Yes, Israelis do welcome risk. But in a society where emergencies are managed with the help of thousands of caring strangers, parents are naturally more comfortable allowing their children a greater degree of independence. That’s hardly an argument for heedlessness as an aid in child-rearing; to the contrary, it’s a reminder that, surrounded as Israelis are by enemies committed to their destruction, with thousands of weapons pointed at major civilian centers, risk-aversion is not a choice. It’s not even a concept.

In this perennially fraught environment, the Hebrew phrase yih’yeh b’seyder, translated as “it will be OK,” encapsulates the Israeli mentality. No matter the extent of the threats faced, Israelis must somehow find a way to live; one might even say that the entire history of the Jewish state is a story of improvisation under extreme pressure.

In this sense, ironically, a reading of Chutzpah helps thoroughly to negate its author’s claim that the Israeli model is replicable if only one would take the trouble to unveil one’s “own chutzpah.” Arieli gives us beautiful details of the most intricate Israeli rituals, from the children’s book series Hasamba, which follows a tight-knit group of crime-fighting friends, to the art of personalizing one’s military equipment (the helmet, the vest, the weapon). In so doing, however, she brings vividly to life the irreducible particularity of Israeli society, an exceptionalism that cannot be recreated.
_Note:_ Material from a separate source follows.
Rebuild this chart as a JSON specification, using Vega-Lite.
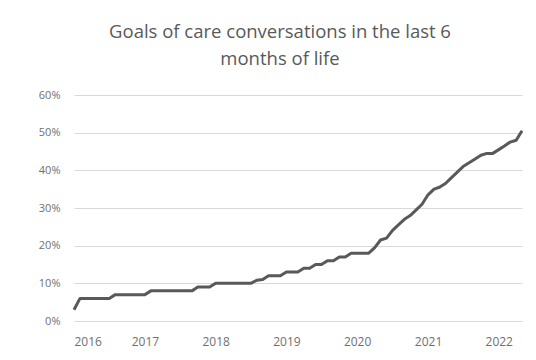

To be sure, non-Israeli parents can always encourage their kids to play outdoors or join the Scouts. But this alone is not enough to make a desert bloom. Just as “chutzpah” has no meaningful English translation, it also lacks a formula. Israeli life owes its exceptionalism to a multitude of factors, some of the most salient of which, for obvious reasons, most people in the West would not wish to see replicated anywhere in their vicinity.